The natural resource curse is a phenomenon where a resource rich country or region fails to develop economically despite its resource base due to poor governance, rampant corruption or civil wars or other conflicts that arise due to the resource endowment. Mr Isaksen also said some countries suffer a rapid increase in aggregate demand often leading to overheating of the economy and inflation and an appreciation of the currency. He said economies could suffer due to the “spillover loss effect” of crowding out of the non- resource-traded-goods sector, leading to permanent loss of capacity and technological progress in these sectors.

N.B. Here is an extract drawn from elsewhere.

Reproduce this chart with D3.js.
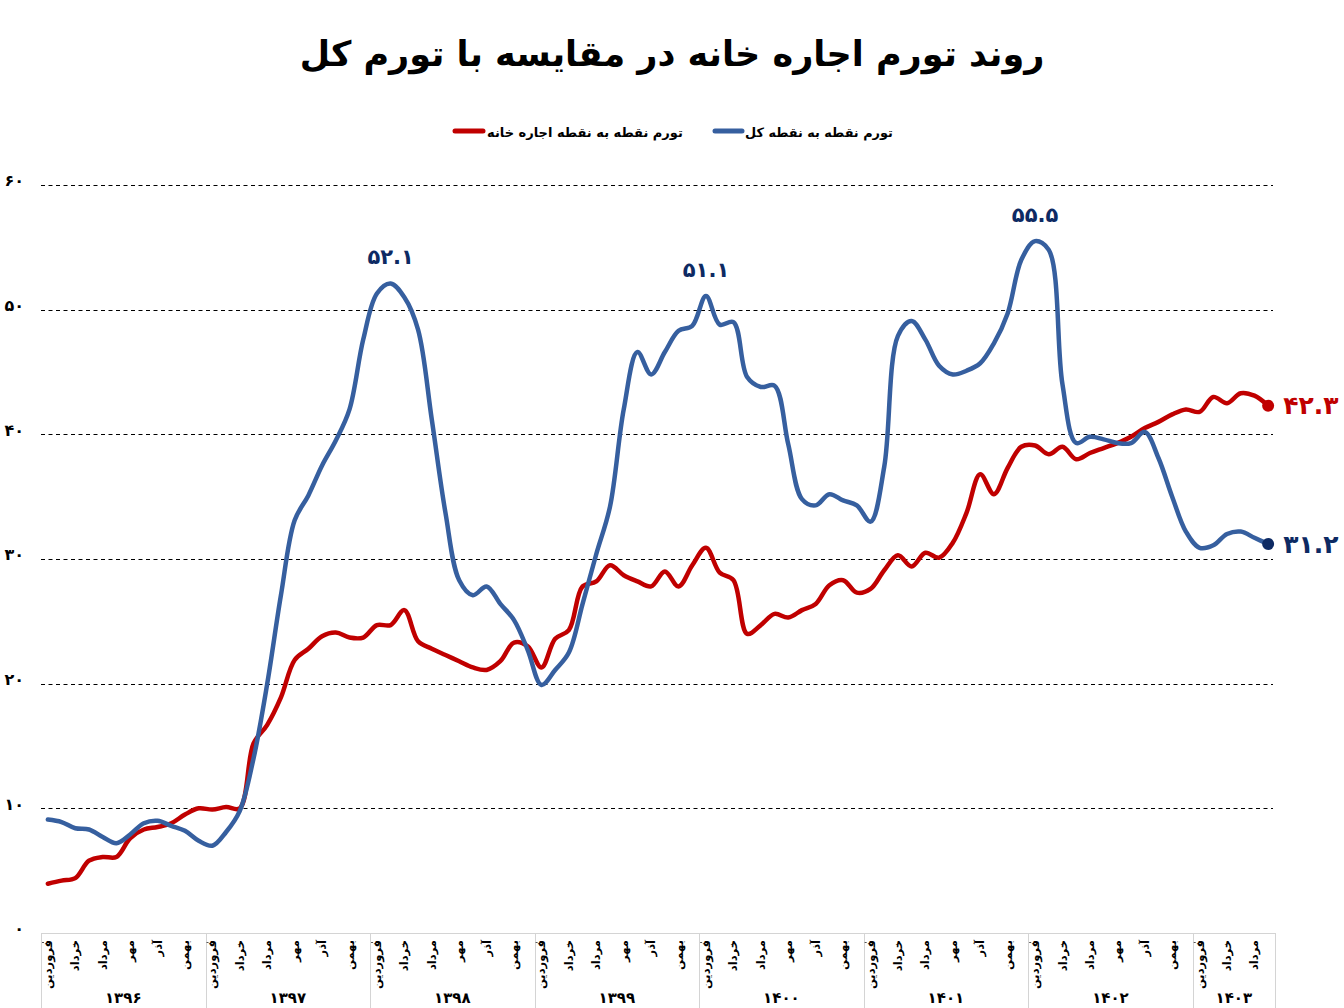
<!DOCTYPE html>
<html lang="fa">
<head>
<meta charset="utf-8">
<script src="https://cdn.jsdelivr.net/npm/d3@7"></script>
<style>
  body { margin: 0; background: #fff; }
  svg { display: block; font-family: "DejaVu Sans", sans-serif; }
</style>
</head>
<body>
<script>
"use strict";

// month names, year labels and how many months each year has in the chart
var monthNames = ["فروردین", "اردیبهشت", "خرداد", "تیر", "مرداد", "شهریور", "مهر", "آبان", "آذر", "دی", "بهمن", "اسفند"];
var yearLabels = ["۱۳۹۶", "۱۳۹۷", "۱۳۹۸", "۱۳۹۹", "۱۴۰۰", "۱۴۰۱", "۱۴۰۲", "۱۴۰۳"];
var monthsPerYear = [12, 12, 12, 12, 12, 12, 12, 6];

// point to point rent inflation (red)
var rentValues = [
  3.95, 4.2, 4.4, 5.8, 6.1, 6.1, 7.6, 8.3, 8.5, 8.8, 9.5, 10.0,
  9.9, 10.1, 10.0, 15.2, 16.7, 18.9, 21.9, 22.8, 23.8, 24.1, 23.7, 23.7,
  24.7, 24.7, 25.9, 23.4, 22.8, 22.3, 21.8, 21.3, 21.1, 21.8, 23.3, 23.0,
  21.3, 23.6, 24.3, 27.8, 28.2, 29.5, 28.7, 28.2, 27.8, 29.0, 27.8, 29.5,
  30.9, 28.9, 28.3, 24.0, 24.7, 25.6, 25.3, 25.9, 26.4, 27.9, 28.3, 27.3,
  27.6, 29.1, 30.3, 29.4, 30.5, 30.1, 31.3, 33.7, 36.8, 35.2, 37.3, 39.0,
  39.1, 38.4, 39.0, 38.0, 38.5, 38.9, 39.3, 39.8, 40.5, 41.0, 41.6, 42.0,
  41.8, 43.0, 42.5, 43.3, 43.1, 42.3
];

// point to point general inflation (blue)
var generalValues = [
  9.1, 8.9, 8.4, 8.3, 7.7, 7.2, 7.9, 8.8, 9.0, 8.6, 8.2, 7.4,
  7.0, 8.1, 9.8, 14.0, 20.0, 27.1, 33.1, 35.1, 37.5, 39.5, 42.0, 47.6,
  51.3, 52.1, 51.0, 48.4, 41.2, 33.7, 28.3, 27.1, 27.8, 26.4, 25.1, 22.7,
  19.9, 21.1, 22.5, 26.4, 30.4, 34.2, 42.0, 46.6, 44.8, 46.6, 48.3, 48.7,
  51.1, 48.8, 49.0, 44.6, 43.8, 43.9, 39.2, 34.8, 34.3, 35.2, 34.7, 34.3,
  33.0, 37.4, 47.9, 49.1, 47.6, 45.5, 44.8, 45.1, 45.7, 47.3, 49.7, 54.0,
  55.5, 54.8, 44.0, 39.3, 39.8, 39.6, 39.3, 39.3, 40.2, 38.1, 35.0, 32.2,
  30.9, 31.1, 32.0, 32.2, 31.7, 31.2
];

var yTicks = [0, 10, 20, 30, 40, 50, 60];
var peakIndex = [25, 48, 72];

var seriesNames = ["تورم نقطه به نقطه کل", "تورم نقطه به نقطه اجاره خانه"];
var titleText = "روند تورم اجاره خانه در مقایسه با تورم کل";

var blue = "#365f9f", red = "#c00000", navy = "#0d2a63";

function fa(v) {
  return String(v).replace(/\d/g, function (d) { return "۰۱۲۳۴۵۶۷۸۹"[d]; });
}

// shrink or grow a text node's font so it spans the given width
function fitWidth(sel, size, width) {
  sel.style("font-size", size + "px");
  var w = sel.node().getComputedTextLength();
  sel.style("font-size", (size * width / w) + "px");
}

// categories, one per month
var cats = [];
monthsPerYear.forEach(function (n, yi) {
  for (var m = 0; m < n; m++) cats.push({ key: yi + "-" + m, year: yi, month: m });
});

var W = 1344, H = 1008;
var plotLeft = 41, plotRight = 1275, plotTop = 185, plotBottom = 933;

var svg = d3.select("body").append("svg").attr("width", W).attr("height", H);

var x = d3.scaleBand().domain(cats.map(function (d) { return d.key; })).range([plotLeft, plotRight]);
var y = d3.scaleLinear().domain([0, 60]).range([plotBottom, plotTop]);
var cx = function (i) { return x(cats[i].key) + x.bandwidth() / 2; };

//Title
var title = svg.append("text").attr("x", 672).attr("y", 66).attr("text-anchor", "middle")
  .style("font-weight", "bold").text(titleText);
fitWidth(title, 40, 745);

//Legend
var legend = [
  { name: seriesNames[0], color: blue, x1: 715, x2: 742, tx: 745, w: 148 },
  { name: seriesNames[1], color: red, x1: 455, x2: 483, tx: 487, w: 196 }
];
legend.forEach(function (d) {
  svg.append("line").attr("x1", d.x1).attr("x2", d.x2).attr("y1", 131).attr("y2", 131)
    .attr("stroke", d.color).attr("stroke-width", 5).attr("stroke-linecap", "round");
  var t = svg.append("text").attr("x", d.tx).attr("y", 137).attr("text-anchor", "start")
    .style("font-weight", "bold").text(d.name);
  fitWidth(t, 15, d.w);
});

//Grid + y labels
var yAxis = d3.axisLeft(y).tickValues(yTicks).tickSize(0).tickFormat(fa);
var yg = svg.append("g").attr("transform", "translate(24,0)").call(yAxis);
yg.select(".domain").remove();
yg.selectAll("text").attr("x", 0).attr("dy", "0.05em").attr("text-anchor", "end")
  .style("font-family", "DejaVu Sans").style("font-weight", "bold").style("font-size", "16px").attr("fill", "#000");

svg.append("g").selectAll("line").data(yTicks.filter(function (t) { return t > 0; })).enter().append("line")
  .attr("x1", plotLeft).attr("x2", plotRight - 2)
  .attr("y1", function (d) { return Math.round(y(d)) + 0.5; })
  .attr("y2", function (d) { return Math.round(y(d)) + 0.5; })
  .attr("stroke", "#000").attr("stroke-width", 1).attr("stroke-dasharray", "4,3.5");

//X axis box
var axisColor = "#d4d4d4";
svg.append("line").attr("x1", plotLeft).attr("x2", plotRight).attr("y1", plotBottom + 0.5).attr("y2", plotBottom + 0.5)
  .attr("stroke", axisColor);
var yearStart = [];
var acc = 0;
monthsPerYear.forEach(function (n) { yearStart.push(acc); acc += n; });
var bounds = yearStart.map(function (s) { return x(cats[s].key); }).concat([plotRight]);
svg.append("g").selectAll("line").data(bounds).enter().append("line")
  .attr("x1", function (d) { return Math.round(d) + 0.5; }).attr("x2", function (d) { return Math.round(d) + 0.5; })
  .attr("y1", plotBottom).attr("y2", H).attr("stroke", axisColor);
svg.append("g").selectAll("line").data(bounds.slice(0, -1)).enter().append("line")
  .attr("x1", function (d) { return d + 1; }).attr("x2", function (d) { return d + 3; })
  .attr("y1", 942.5).attr("y2", 942.5).attr("stroke", "#555");

var xAxis = d3.axisBottom(x)
  .tickValues(cats.filter(function (d) { return d.month % 2 === 0; }).map(function (d) { return d.key; }))
  .tickSize(0)
  .tickFormat(function (k) { return monthNames[+k.split("-")[1]]; });
var xg = svg.append("g").attr("transform", "translate(0," + plotBottom + ")").call(xAxis);
xg.select(".domain").remove();
xg.selectAll("text").attr("transform", "rotate(-90)").attr("x", -7).attr("y", 0).attr("dy", "0.35em")
  .attr("text-anchor", "end").attr("fill", "#000")
  .style("font-family", "DejaVu Sans").style("font-weight", "bold").style("font-size", "11.5px");

svg.append("g").selectAll("text").data(yearLabels).enter().append("text")
  .attr("x", function (d, i) { return (bounds[i] + bounds[i + 1]) / 2; })
  .attr("y", 1003).attr("text-anchor", "middle")
  .style("font-weight", "bold").style("font-size", "15px").text(function (d) { return d; });

//Lines
var line = d3.line().x(function (d, i) { return cx(i); }).y(function (d) { return y(d); })
  .curve(d3.curveCatmullRom.alpha(0.5));

svg.append("path").datum(rentValues).attr("d", line).attr("fill", "none")
  .attr("stroke", red).attr("stroke-width", 4.5).attr("stroke-linejoin", "round").attr("stroke-linecap", "round");
svg.append("path").datum(generalValues).attr("d", line).attr("fill", "none")
  .attr("stroke", blue).attr("stroke-width", 4.5).attr("stroke-linejoin", "round").attr("stroke-linecap", "round");

//Peak labels
svg.append("g").selectAll("text").data(peakIndex).enter().append("text")
  .attr("x", function (i) { return cx(i); })
  .attr("y", function (i) { return y(generalValues[i]) - 19; })
  .attr("text-anchor", "middle").attr("fill", navy)
  .style("font-weight", "bold").style("font-size", "21px")
  .text(function (i) { return fa(generalValues[i].toFixed(1)); });

//End points
var last = cats.length - 1;
[{ v: rentValues[last], c: red }, { v: generalValues[last], c: navy }].forEach(function (d) {
  svg.append("circle").attr("cx", cx(last)).attr("cy", y(d.v)).attr("r", 6).attr("fill", d.c);
  svg.append("text").attr("x", cx(last) + 15).attr("y", y(d.v)).attr("dy", "0.35em")
    .attr("fill", d.c).style("font-weight", "bold").style("font-size", "25px")
    .text(fa(d.v.toFixed(1)));
});
</script>
</body>
</html>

In her closing remarks, H.E. Ingebjorg Stofring, Ambassador of the Royal Norwegian Embassy stated that the Norwegian experience is very useful because the technical, institutional and organisational arrangements that are seen as the main pillars of the Norwegian management of natural resource wealth can be replicated or adapted to other countries.
Ambassador Stofring said, “I wish to point out that in many of the resource rich countries such as Zimbabwe, pioneering efforts at entrustments over use and management of resources are required in order to correct the imbalance where there is just a trickle-down effect of the income generated. This is in part because the policy thrust is not clearly defined to benefit the nation but is designed in terms and processes that benefit external agents and their functionaries.”
She said Zimbabwe has in the past managed to build successful manufacturing and commercial agricultural sectors based on income generated from its natural resources. She also added that countries in the MEFMI region should take lessons from Botswana, which rose from a low to a middle-income country status on economic growth driven by the diamond trade.
The Ambassador urged MEFMI to continue in its endeavour of promoting cross pollination of ideas and their application for the benefit of the nationals of the MEFMI region.